[What the task asks]
Filter the records below and copy every line containing the word "this".

(Plotting code records)

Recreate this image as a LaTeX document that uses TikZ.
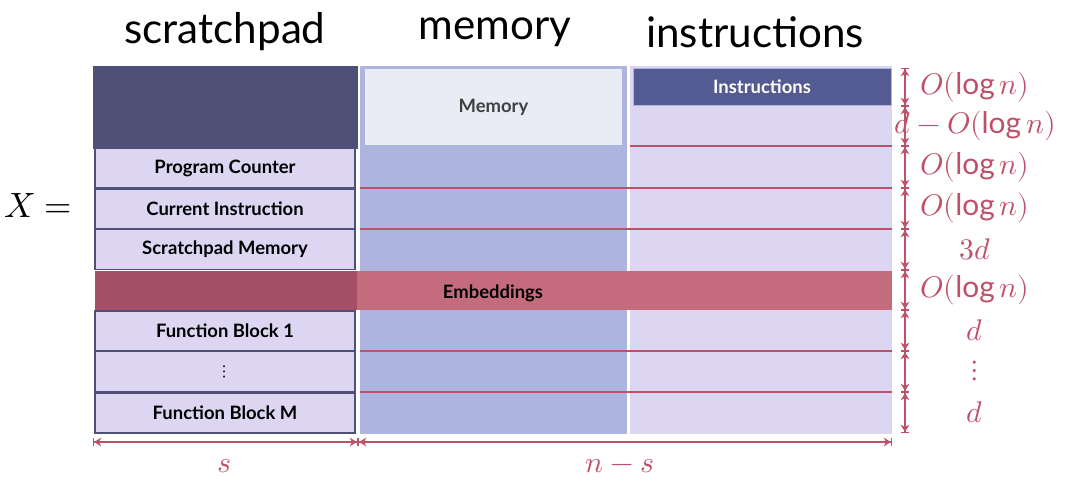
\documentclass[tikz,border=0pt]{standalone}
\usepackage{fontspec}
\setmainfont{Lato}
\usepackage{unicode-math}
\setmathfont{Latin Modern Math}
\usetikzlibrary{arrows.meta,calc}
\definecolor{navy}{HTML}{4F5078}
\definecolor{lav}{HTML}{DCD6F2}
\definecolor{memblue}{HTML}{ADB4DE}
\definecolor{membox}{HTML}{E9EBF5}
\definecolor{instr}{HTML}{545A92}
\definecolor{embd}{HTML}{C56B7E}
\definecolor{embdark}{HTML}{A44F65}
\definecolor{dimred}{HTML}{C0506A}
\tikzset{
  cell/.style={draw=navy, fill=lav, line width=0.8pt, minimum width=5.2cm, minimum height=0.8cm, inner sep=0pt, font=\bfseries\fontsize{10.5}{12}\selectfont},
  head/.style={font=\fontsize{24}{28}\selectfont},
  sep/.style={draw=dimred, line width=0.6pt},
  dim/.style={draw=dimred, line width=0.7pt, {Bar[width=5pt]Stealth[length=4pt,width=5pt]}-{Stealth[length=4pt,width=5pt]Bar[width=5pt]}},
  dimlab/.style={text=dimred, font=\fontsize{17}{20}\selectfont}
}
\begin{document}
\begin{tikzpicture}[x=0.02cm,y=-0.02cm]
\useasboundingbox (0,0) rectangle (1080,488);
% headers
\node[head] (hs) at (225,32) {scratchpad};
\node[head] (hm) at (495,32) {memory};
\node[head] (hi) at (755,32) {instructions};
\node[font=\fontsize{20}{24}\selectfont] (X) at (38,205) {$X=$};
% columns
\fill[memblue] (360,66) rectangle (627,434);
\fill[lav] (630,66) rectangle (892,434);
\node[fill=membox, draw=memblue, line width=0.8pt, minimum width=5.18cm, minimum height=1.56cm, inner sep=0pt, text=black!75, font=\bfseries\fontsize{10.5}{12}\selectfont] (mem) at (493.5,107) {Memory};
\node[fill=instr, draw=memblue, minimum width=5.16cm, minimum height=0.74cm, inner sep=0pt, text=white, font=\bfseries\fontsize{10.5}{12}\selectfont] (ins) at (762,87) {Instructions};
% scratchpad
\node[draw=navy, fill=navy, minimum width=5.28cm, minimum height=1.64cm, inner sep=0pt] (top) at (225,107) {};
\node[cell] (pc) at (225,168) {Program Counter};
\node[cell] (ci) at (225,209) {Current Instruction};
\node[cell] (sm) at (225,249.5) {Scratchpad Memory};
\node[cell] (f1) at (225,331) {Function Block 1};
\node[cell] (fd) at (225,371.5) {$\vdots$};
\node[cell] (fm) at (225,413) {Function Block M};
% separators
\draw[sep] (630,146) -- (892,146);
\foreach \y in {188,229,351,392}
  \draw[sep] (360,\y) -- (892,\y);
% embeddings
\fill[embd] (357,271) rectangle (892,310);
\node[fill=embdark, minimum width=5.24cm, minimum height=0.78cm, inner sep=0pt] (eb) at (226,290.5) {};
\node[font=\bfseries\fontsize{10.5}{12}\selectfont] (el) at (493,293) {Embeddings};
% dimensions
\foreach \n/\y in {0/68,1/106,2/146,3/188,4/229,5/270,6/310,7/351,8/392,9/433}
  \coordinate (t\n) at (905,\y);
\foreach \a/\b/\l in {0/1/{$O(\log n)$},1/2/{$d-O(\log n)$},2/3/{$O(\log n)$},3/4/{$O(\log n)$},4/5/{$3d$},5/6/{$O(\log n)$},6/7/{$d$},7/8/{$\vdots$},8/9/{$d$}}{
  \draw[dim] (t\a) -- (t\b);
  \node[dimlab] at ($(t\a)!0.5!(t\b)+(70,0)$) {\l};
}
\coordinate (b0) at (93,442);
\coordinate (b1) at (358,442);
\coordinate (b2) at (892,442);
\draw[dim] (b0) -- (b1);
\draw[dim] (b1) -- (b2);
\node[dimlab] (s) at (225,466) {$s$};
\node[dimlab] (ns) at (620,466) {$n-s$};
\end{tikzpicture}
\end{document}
...
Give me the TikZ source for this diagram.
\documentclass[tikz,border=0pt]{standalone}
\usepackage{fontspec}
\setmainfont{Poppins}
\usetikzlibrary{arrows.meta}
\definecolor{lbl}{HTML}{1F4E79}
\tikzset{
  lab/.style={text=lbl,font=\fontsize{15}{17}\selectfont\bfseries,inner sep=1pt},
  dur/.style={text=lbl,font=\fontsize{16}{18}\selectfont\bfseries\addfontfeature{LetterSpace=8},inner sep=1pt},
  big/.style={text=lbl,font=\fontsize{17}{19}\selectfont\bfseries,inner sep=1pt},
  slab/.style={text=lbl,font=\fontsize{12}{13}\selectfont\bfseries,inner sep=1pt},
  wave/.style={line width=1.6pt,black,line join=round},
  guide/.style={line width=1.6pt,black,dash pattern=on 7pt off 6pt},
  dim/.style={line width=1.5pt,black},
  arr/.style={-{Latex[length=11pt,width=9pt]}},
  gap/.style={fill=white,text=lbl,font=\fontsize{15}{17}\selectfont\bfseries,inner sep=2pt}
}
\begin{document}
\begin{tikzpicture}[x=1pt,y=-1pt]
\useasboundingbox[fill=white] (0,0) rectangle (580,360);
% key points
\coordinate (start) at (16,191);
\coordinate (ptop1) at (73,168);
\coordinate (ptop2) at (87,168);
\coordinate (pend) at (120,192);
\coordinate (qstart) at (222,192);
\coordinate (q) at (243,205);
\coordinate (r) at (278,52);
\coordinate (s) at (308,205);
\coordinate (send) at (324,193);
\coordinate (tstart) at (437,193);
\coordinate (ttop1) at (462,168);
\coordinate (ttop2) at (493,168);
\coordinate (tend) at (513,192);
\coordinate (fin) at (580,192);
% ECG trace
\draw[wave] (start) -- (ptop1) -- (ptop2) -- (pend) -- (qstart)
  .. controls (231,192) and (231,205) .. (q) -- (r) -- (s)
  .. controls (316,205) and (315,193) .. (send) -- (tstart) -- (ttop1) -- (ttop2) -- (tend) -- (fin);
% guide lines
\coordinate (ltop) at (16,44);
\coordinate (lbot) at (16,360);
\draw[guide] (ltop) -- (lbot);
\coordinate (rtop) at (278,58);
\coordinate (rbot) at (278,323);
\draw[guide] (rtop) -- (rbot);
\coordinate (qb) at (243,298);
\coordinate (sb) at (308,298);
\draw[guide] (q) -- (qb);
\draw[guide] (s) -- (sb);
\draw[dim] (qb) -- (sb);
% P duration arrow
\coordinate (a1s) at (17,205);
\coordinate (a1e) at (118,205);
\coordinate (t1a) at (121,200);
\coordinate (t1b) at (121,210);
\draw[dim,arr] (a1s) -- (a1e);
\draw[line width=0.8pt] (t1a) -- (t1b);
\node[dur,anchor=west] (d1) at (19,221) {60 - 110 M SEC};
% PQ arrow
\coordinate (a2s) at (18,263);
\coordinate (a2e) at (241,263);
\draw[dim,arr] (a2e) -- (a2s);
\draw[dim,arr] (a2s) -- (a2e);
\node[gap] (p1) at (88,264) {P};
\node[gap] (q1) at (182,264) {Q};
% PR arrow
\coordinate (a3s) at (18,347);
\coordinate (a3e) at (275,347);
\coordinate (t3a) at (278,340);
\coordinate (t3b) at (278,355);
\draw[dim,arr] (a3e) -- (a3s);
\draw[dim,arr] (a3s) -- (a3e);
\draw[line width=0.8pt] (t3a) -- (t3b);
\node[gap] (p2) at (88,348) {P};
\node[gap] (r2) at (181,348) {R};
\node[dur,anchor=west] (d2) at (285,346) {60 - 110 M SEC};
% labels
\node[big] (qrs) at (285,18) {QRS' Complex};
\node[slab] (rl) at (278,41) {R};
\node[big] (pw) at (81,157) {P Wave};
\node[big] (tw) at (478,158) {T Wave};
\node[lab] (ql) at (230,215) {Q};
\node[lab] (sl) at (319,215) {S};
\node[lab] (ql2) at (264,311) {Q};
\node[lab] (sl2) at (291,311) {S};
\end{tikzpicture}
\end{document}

[Written solution]
Recreate this image as a LaTeX document that uses TikZ.
Give me the TikZ source for this diagram.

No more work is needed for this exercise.